Directive:
Within the entries below, please return exactly the lines from the one with "Output the Python" through the one with "160, 170, 180]", leaving out any pictures.

:: Recorded data ::

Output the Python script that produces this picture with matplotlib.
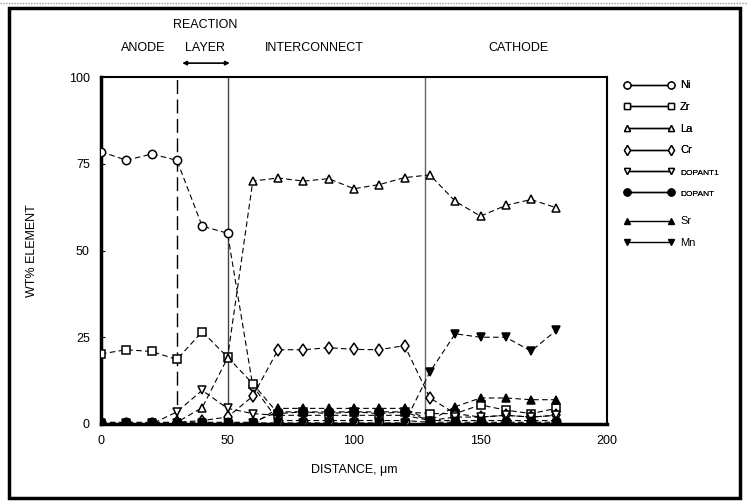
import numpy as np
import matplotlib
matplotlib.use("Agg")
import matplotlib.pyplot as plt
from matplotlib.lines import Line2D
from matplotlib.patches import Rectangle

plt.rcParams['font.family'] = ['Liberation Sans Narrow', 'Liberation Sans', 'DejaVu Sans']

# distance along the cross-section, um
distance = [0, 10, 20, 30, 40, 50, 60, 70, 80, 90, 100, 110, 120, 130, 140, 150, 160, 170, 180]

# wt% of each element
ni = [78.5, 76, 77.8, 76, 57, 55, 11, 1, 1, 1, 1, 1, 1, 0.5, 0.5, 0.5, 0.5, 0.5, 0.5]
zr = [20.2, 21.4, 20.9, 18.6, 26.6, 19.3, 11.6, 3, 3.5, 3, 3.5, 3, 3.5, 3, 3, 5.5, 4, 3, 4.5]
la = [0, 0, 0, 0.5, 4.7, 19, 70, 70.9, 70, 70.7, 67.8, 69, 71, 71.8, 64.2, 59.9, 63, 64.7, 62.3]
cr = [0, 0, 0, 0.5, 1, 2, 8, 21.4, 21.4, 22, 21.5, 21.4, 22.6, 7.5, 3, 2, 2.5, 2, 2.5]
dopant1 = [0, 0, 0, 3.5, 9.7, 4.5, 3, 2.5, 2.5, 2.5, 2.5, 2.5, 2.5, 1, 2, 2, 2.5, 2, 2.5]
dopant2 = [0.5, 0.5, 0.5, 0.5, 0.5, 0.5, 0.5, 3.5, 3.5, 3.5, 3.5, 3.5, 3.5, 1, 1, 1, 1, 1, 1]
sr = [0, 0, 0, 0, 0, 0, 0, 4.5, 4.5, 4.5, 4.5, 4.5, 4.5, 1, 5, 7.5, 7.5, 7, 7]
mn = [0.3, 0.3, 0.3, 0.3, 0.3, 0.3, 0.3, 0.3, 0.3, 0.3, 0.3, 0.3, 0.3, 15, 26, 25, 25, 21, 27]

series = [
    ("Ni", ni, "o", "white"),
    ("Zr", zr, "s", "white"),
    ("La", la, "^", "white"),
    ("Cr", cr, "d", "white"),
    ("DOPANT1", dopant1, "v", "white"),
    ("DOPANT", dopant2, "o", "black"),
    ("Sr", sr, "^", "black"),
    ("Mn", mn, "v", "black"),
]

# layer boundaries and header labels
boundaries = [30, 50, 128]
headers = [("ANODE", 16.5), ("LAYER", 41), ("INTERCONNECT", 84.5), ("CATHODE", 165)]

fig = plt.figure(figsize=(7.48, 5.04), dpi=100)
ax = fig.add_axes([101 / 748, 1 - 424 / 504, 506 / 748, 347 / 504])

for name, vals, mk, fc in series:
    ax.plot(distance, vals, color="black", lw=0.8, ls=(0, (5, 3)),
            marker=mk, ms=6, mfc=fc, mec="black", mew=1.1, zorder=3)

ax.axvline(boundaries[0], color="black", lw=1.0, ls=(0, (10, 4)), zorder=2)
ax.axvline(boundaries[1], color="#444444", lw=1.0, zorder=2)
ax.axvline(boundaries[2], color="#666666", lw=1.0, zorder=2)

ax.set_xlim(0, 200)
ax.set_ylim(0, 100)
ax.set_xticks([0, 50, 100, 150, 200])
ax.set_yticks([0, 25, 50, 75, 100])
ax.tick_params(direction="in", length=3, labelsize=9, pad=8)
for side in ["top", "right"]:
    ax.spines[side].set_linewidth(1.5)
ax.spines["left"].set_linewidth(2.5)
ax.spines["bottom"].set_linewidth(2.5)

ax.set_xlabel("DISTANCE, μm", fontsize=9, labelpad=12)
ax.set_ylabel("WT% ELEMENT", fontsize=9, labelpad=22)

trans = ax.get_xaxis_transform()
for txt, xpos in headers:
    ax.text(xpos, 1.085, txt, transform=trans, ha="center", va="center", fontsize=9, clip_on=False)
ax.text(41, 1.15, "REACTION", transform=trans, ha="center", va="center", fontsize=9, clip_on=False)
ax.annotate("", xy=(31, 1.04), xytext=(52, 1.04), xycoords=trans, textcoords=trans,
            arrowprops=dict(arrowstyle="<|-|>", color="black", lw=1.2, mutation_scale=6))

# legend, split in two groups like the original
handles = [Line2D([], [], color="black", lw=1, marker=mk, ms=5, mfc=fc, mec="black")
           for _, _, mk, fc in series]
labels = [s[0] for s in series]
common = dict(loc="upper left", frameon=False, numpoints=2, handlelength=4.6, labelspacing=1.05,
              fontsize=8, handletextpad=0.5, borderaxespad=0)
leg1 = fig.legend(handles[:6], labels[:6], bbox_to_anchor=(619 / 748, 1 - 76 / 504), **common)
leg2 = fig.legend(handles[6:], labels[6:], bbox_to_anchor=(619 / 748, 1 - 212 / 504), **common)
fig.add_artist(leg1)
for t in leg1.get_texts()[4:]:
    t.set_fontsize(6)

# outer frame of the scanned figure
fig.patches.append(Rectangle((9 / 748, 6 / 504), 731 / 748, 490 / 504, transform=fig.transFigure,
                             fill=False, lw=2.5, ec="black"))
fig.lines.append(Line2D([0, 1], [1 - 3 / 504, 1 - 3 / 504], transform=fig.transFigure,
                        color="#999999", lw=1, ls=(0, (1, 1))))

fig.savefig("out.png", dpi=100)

:::
:: Recorded data ::

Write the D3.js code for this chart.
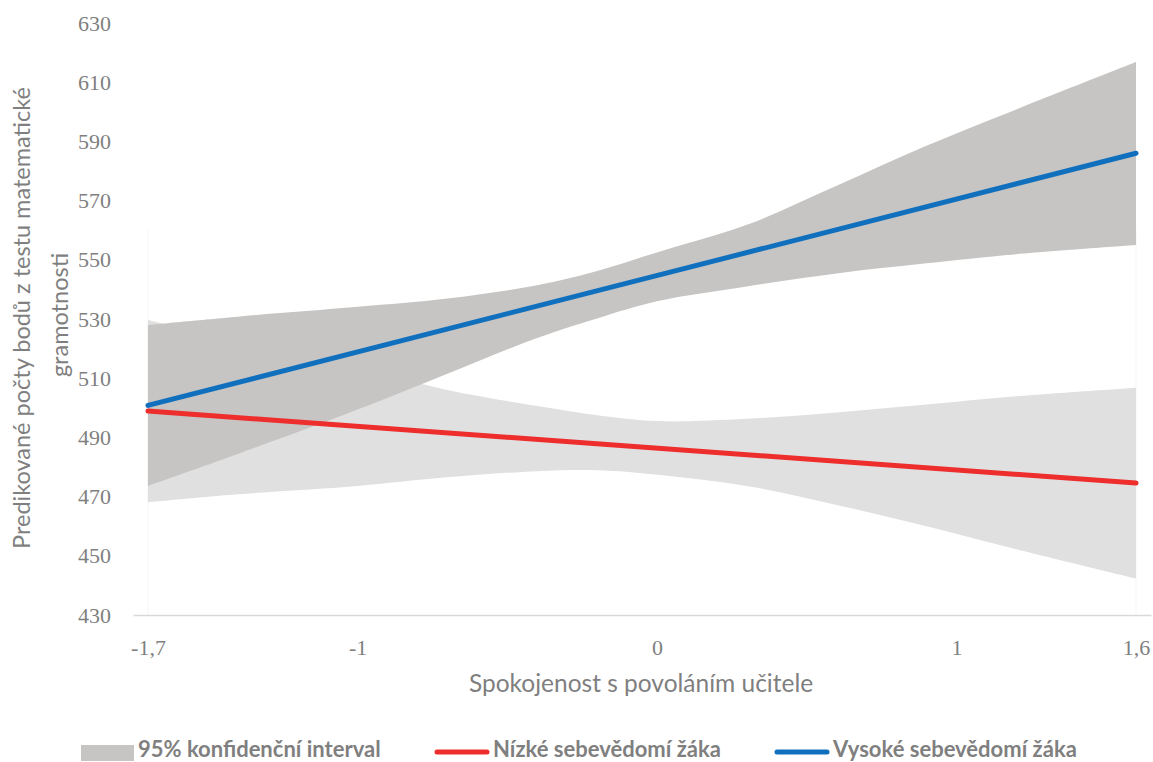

:::
:: Recorded data ::

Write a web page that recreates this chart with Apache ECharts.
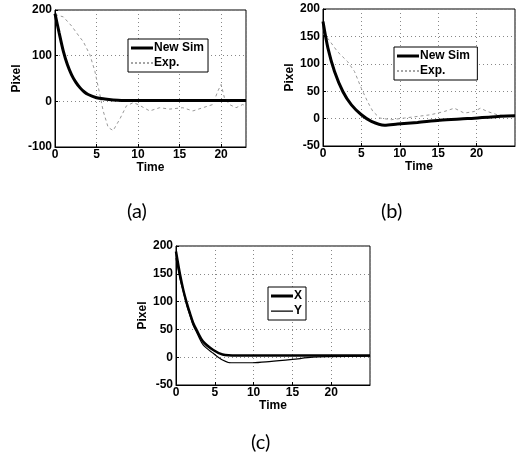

:::

Written solution:
Output the Python script that produces this picture with matplotlib.
import numpy as np
import matplotlib
matplotlib.use("Agg")
import matplotlib.pyplot as plt
from matplotlib.lines import Line2D
from matplotlib.patches import Rectangle

plt.rcParams['font.family'] = ['Liberation Sans Narrow', 'Liberation Sans', 'DejaVu Sans']

# distance along the cross-section, um
distance = [0, 10, 20, 30, 40, 50, 60, 70, 80, 90, 100, 110, 120, 130, 140, 150, 160, 170, 180]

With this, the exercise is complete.